Tout cela génère des frottements et finalement l’opposition des uns et des autres avec beaucoup de stress dans les établissements. Ainsi la conférence des associations de spécialistes, qui réunit une quinzaine d’associations enseignantes, a tiré la sonnette d’alarme sur les conditions d’organisation des épreuves fin décembre. « La réforme présentée par la communication ministérielle comme simplifiant le lycée et le bac semble pour le moment engluée dans divers dysfonctionnements (« usine à gaz »), qui accentuent le stress, la fatigue des élèves comme des collègues. En l’état actuel, elle donne aux élèves et aux parents une image d’impréparation, d’improvisation, dégrade les conditions de travail et d’apprentissage et ne remplit pas ses objectifs », dit la conférence. « De nombreux collègues sont inquiets en raison des retards successifs et du flou entourant la mise en place de ces épreuves. Nous soulignons que la numérisation n’était pas prévue à l’origine et qu’elle semble compliquer inutilement l’organisation (écrans ; établissements mal équipés … nombre de postes informatiques insuffisant ; problèmes de réseau..). La BNS montre, selon les disciplines, un nombre très variable de sujets, soit suffisant, soit trop faible, soit peu adaptés aux progressions (maths) ».
Des refus de participer aux E3C
Dans l’académie de Lyon, le principal syndicat de personnels de direction menace. « Les initiatives de syndicats d’enseignants fleurissent : boycott du choix du sujet, grève lors des journées programmées pour les épreuves E3C, refus de corriger. Tout cela, fin janvier, lorsque vont arriver les enveloppes de DHG fortement contractées. Tout est décidément mis en oeuvre pour nous conduire vers un accident industriel majeur ».

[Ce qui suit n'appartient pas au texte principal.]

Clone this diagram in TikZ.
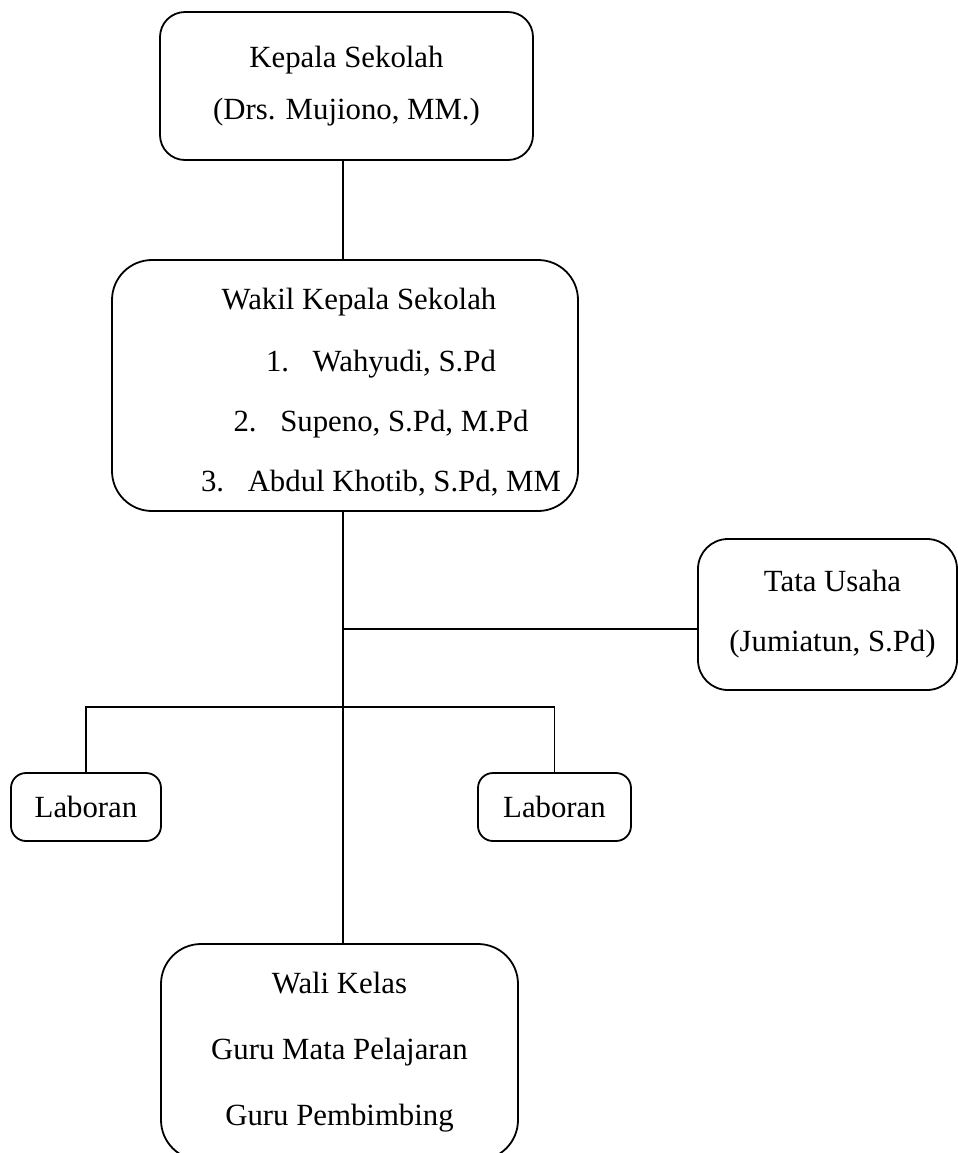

Dans d’autres académies , le Snes Fsu montre qu’un nombre important d’enseignants ot déjà fait part de leur refus de participer aux E3C. Ainsi en Bretagne, un tiers des lycées sont mobilisés. Dans le toulousain , une dizaine. Ecoutons ce senseignants. » Les élèves ne sont manifestement, et en dépit de toute notre bonne volonté, pas prêts à affronter ces épreuves », écrivent des enseignants du lycée Descartes de Rennes. « Ces E3C génèrent une surcharge de travail à la fois pour les enseignants et pour le personnel administratif. Le choix du sujet et la correction des copies vont nécessiter un temps de concertation en amont et d’harmonisation en aval qui viendra s’ajouter à l’emploi du temps habituel des enseignants, avec une compensation financière qui n’est que symbolique ».

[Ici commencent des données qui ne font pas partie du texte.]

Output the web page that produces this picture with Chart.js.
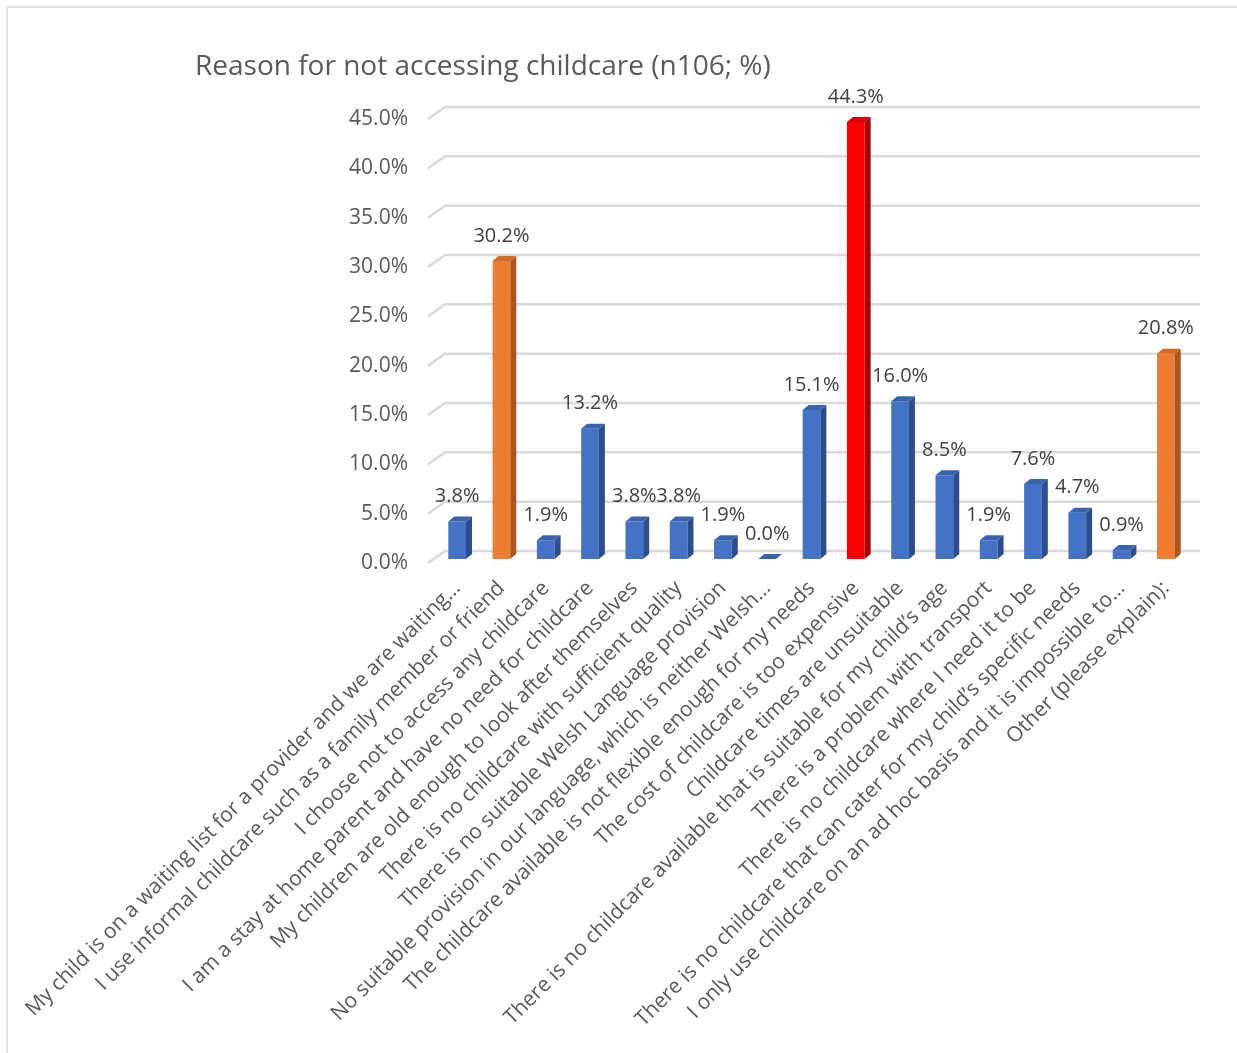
<!DOCTYPE html>
<html>
<head>
<meta charset="utf-8">
<script src="https://cdn.jsdelivr.net/npm/chart.js@4"></script>
<style>
  html, body { margin: 0; padding: 0; background: #ffffff; overflow: hidden; }
  #frame { position: absolute; left: 6px; top: 6px; width: 1260px; height: 1060px; border: 2px solid #e2e2e2; }
  #c { position: absolute; left: 0; top: 0; }
</style>
</head>
<body>
<div id="frame"></div>
<canvas id="c" width="1237" height="1053"></canvas>
<script>
const chartTitle = 'Reason for not accessing childcare (n106; %)';

const categories = [
  'My child is on a waiting list for a provider and we are waiting…',
  'I use informal childcare such as a family member or friend',
  'I choose not to access any childcare',
  'I am a stay at home parent and have no need for childcare',
  'My children are old enough to look after themselves',
  'There is no childcare with sufficient quality',
  'There is no suitable Welsh Language provision',
  'No suitable provision in our language, which is neither Welsh…',
  'The childcare available is not flexible enough for my needs',
  'The cost of childcare is too expensive',
  'Childcare times are unsuitable',
  'There is no childcare available that is suitable for my child’s age',
  'There is a problem with transport',
  'There is no childcare where I need it to be',
  'There is no childcare that can cater for my child’s specific needs',
  'I only use childcare on an ad hoc basis and it is impossible to…',
  'Other (please explain):'
];

const percentValues = [3.8, 30.2, 1.9, 13.2, 3.8, 3.8, 1.9, 0.0, 15.1, 44.3, 16.0, 8.5, 1.9, 7.6, 4.7, 0.9, 20.8];

const yTickValues = [0, 5, 10, 15, 20, 25, 30, 35, 40, 45];

const orangeIndices = [1, 16];
const redIndices = [9];

const palette = {
  blue:   { front: '#4472C4', side: '#2C4E8C', top: '#3A63AE' },
  orange: { front: '#ED7D31', side: '#A9561F', top: '#D16B27' },
  red:    { front: '#FF0000', side: '#A80000', top: '#D60000' }
};
function paletteFor(i) {
  if (redIndices.includes(i)) return palette.red;
  if (orangeIndices.includes(i)) return palette.orange;
  return palette.blue;
}

const FONT = "'Open Sans', 'DejaVu Sans', sans-serif";

const grid3d = {
  id: 'grid3d',
  beforeDatasetsDraw(chart) {
    const y = chart.scales.y, a = chart.chartArea, ctx = chart.ctx;
    ctx.save();
    ctx.strokeStyle = '#d9d9d9';
    ctx.lineWidth = 2.5;
    ctx.lineJoin = 'round';
    yTickValues.forEach(v => {
      const py = y.getPixelForValue(v);
      ctx.beginPath();
      ctx.moveTo(a.left - 7, py + 4);
      ctx.lineTo(a.left + 10, py - 8);
      ctx.lineTo(a.right + 12, py - 8);
      ctx.stroke();
    });
    ctx.restore();
  }
};

const bars3d = {
  id: 'bars3d',
  afterDatasetsDraw(chart) {
    const ctx = chart.ctx;
    const meta = chart.getDatasetMeta(0);
    const dx = 6, dy = 5;
    ctx.save();
    meta.data.forEach((bar, i) => {
      const p = bar.getProps(['x', 'y', 'base', 'width'], true);
      const l = p.x - p.width / 2, r = p.x + p.width / 2;
      const col = paletteFor(i);
      ctx.fillStyle = col.side;
      ctx.beginPath();
      ctx.moveTo(r, p.y);
      ctx.lineTo(r + dx, p.y - dy);
      ctx.lineTo(r + dx, p.base - dy);
      ctx.lineTo(r, p.base);
      ctx.closePath();
      ctx.fill();
      ctx.fillStyle = col.top;
      ctx.beginPath();
      ctx.moveTo(l, p.y);
      ctx.lineTo(l + dx, p.y - dy);
      ctx.lineTo(r + dx, p.y - dy);
      ctx.lineTo(r, p.y);
      ctx.closePath();
      ctx.fill();
    });
    ctx.fillStyle = '#404040';
    ctx.font = '20px ' + FONT;
    ctx.textAlign = 'center';
    ctx.textBaseline = 'middle';
    meta.data.forEach((bar, i) => {
      const p = bar.getProps(['x', 'y'], true);
      ctx.fillText(percentValues[i].toFixed(1) + '%', p.x, p.y - 25);
    });
    ctx.restore();
  }
};

new Chart(document.getElementById('c'), {
  type: 'bar',
  data: {
    labels: categories,
    datasets: [{
      data: percentValues,
      backgroundColor: ctx => paletteFor(ctx.dataIndex).front,
      borderWidth: 0,
      barPercentage: 0.4,
      categoryPercentage: 1.0
    }]
  },
  options: {
    responsive: false,
    animation: false,
    devicePixelRatio: 1,
    layout: { padding: { left: 195, top: 20, right: 49, bottom: 0 } },
    plugins: {
      legend: { display: false },
      tooltip: { enabled: false },
      title: {
        display: true,
        text: chartTitle,
        align: 'start',
        color: '#595959',
        font: { family: FONT, size: 28, weight: 'normal' },
        padding: { top: 30, bottom: 31.4 }
      }
    },
    scales: {
      x: {
        grid: { display: false, drawTicks: false },
        border: { display: false },
        ticks: {
          autoSkip: false,
          minRotation: 45,
          maxRotation: 45,
          padding: 17,
          color: '#595959',
          font: { family: FONT, size: 21 }
        },
        afterFit(s) {
          s.height = 494;
          s.paddingLeft = 0;
          s.paddingRight = 0;
        }
      },
      y: {
        min: 0,
        max: 45,
        grid: { display: false, drawTicks: false },
        border: { display: false },
        ticks: {
          stepSize: 5,
          padding: 27,
          labelOffset: 4,
          color: '#595959',
          font: { family: FONT, size: 21 },
          callback: v => v.toFixed(1) + '%'
        },
        afterFit(s) {
          s.width = 240;
          s.paddingTop = 0;
          s.paddingBottom = 0;
        }
      }
    }
  },
  plugins: [grid3d, bars3d]
});
</script>
</body>
</html>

Au lycée Blum de Villeneuve de Lauragais, les enseignants soutenus par FO, le Snes et le Se Unsa écrivent au recteur : « Nous nous opposons à l’organisation locale de cet examen, qui crée une rupture d’égalité entre les élèves en n’offrant plus les garanties d’un diplôme national: rupture d’égalité entre les élèves des 1ères générales et les 1ères des séries technologiques (STMG pour ce qui nous concerne). Moins de temps de cours pour préparer les séries technologiques à cet examen et pourtant ce seront les mêmes sujets, avec le même niveau de difficulté et les mêmes grilles de notation… Les épreuves locales et le manque de cadrage national accentuent encore ces inégalités… le retard de l’ouverture de la banque de sujets le 9 décembre dans le contexte d’un mois de décembre particulièrement chargé par les conseils de classe et les réunions parents-professeurs rend impossible la tenue de réunion de concertation pour le choix du sujet, la construction de barème, la rédaction d’un corrigé ». Ils demandent la banalisation des cours durant l’épreuve, du temps de concertation et de correction et une indemnisation jusque là promise mais pas actée.

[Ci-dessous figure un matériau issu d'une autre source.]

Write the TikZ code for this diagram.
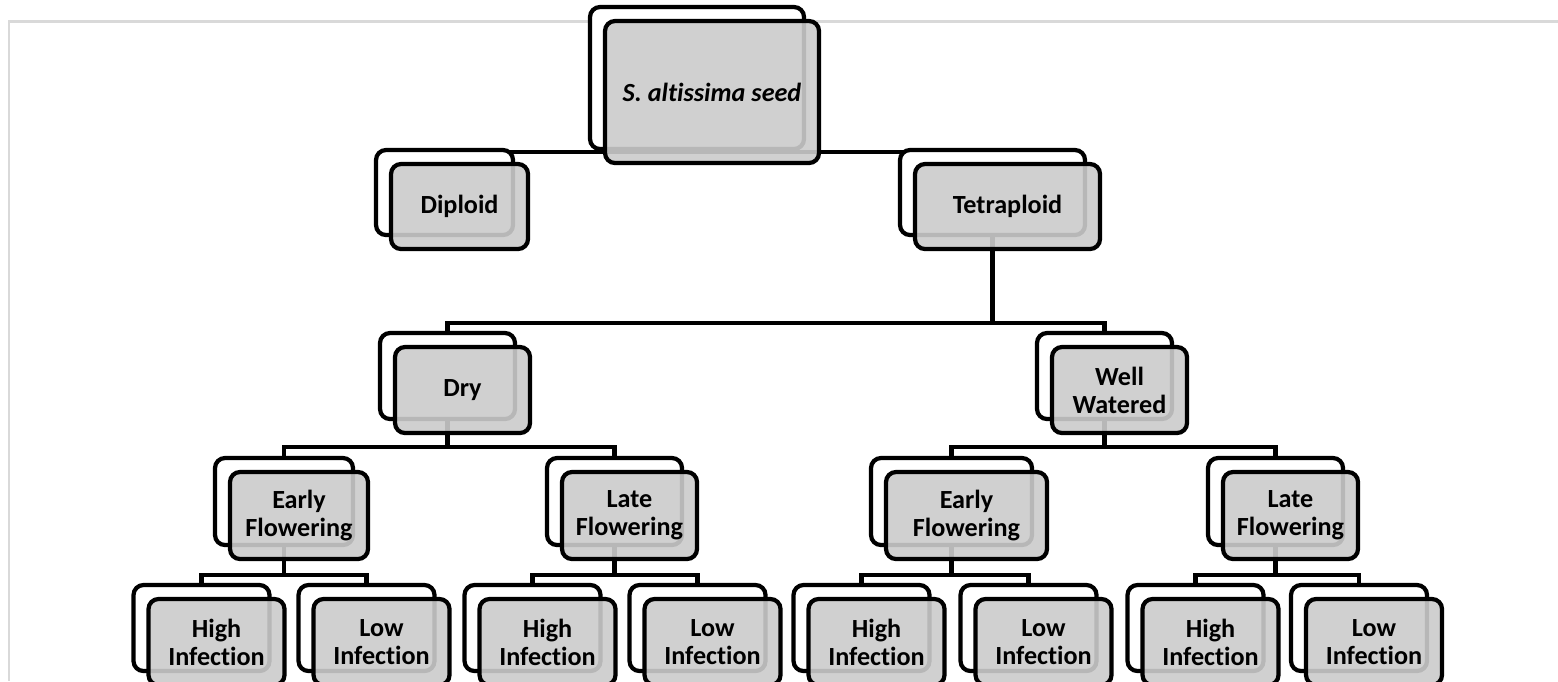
\documentclass[tikz,border=0pt]{standalone}
\usepackage{fontspec}
\setmainfont{Carlito}[Ligatures=NoCommon]
\usetikzlibrary{backgrounds}
\definecolor{box-gray}{HTML}{CBCBCB}
\definecolor{frame-gray}{HTML}{D9D9D9}

\tikzset{
  backbox/.style={draw=black, line width=2.4pt, fill=white, rounded corners=0.2cm, inner sep=0pt},
  frontbox/.style={draw=black, line width=2.4pt, fill=box-gray, fill opacity=0.9, text opacity=1,
    rounded corners=0.2cm, inner sep=0pt, align=center, font=\fontsize{14.9}{15.9}\selectfont\bfseries},
  link/.style={line width=2.4pt}
}
% name, x, y, width, height, text
\newcommand{\pairbox}[6]{%
  \node[backbox, minimum width=#4*0.02cm, minimum height=#5*0.02cm] (#1) at (#2,#3) {};
  \node[frontbox, minimum width=#4*0.02cm, minimum height=#5*0.02cm] (#1-f) at ([shift={(15,14)}]#1.center) {#6};}

\begin{document}
\begin{tikzpicture}[x=0.02cm,y=-0.02cm]
	\useasboundingbox (0,0) rectangle (1558,681);
	\clip (0,0) rectangle (1558,681);
	\draw[frame-gray, line width=1.7pt] (1558,21) -- (9,21) -- (9,681);

	\pairbox{seed}{697}{78}{214}{142}{\textit{S. altissima seed}}
	\pairbox{dip}{444.5}{192.5}{137}{85}{Diploid}
	\pairbox{tet}{992.5}{192.5}{185}{85}{Tetraploid}
	\pairbox{dry}{447.5}{376}{135}{86}{Dry}
	\pairbox{well}{1104.5}{376}{135}{86}{Well\\Watered}
	\pairbox{ef1}{284}{501.5}{138}{87}{Early\\Flowering}
	\pairbox{lf1}{614.5}{501.5}{135}{87}{Late\\Flowering}
	\pairbox{ef2}{951.5}{501.5}{161}{87}{Early\\Flowering}
	\pairbox{lf2}{1275.5}{501.5}{135}{87}{Late\\Flowering}
	\foreach \n/\x/\t in {hi1/201.5/High, lo1/366.5/Low, hi2/532.5/High, lo2/697.5/Low,
		hi3/861.5/High, lo3/1028.5/Low, hi4/1195.5/High, lo4/1359/Low}
		{\pairbox{\n}{\x}{628}{136}{86}{\t\\Infection}}

	\begin{scope}[on background layer]
		\foreach \p/\c/\g in {seed/dip/1, seed/tet/1, tet/dry/86, tet/well/86,
			dry/ef1/26, dry/lf1/26, well/ef2/26, well/lf2/26,
			ef1/hi1/28, ef1/lo1/28, lf1/hi2/28, lf1/lo2/28,
			ef2/hi3/28, ef2/lo3/28, lf2/hi4/28, lf2/lo4/28}
			{\draw[link] (\p.south) -- ++(0,\g) -| (\c.north);}
	\end{scope}
\end{tikzpicture}
\end{document}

Alors on comprend les propos de JM Blanquer devant le Sénat le 8 janvier. « Ne pas corriger serait un acte de grève. J’ai confiance dans les professeurs car tout désordre serait nuisible à leur établissement. L’institution s’organise pour que les corrections aient lieu ». Justement le ministre souligne que la numérisation des copies » ça met fin a tous les incidents du bac ». C’est à voir, d’autant que le calendrier social …pourrait bien peser aussi sur ces épreuves.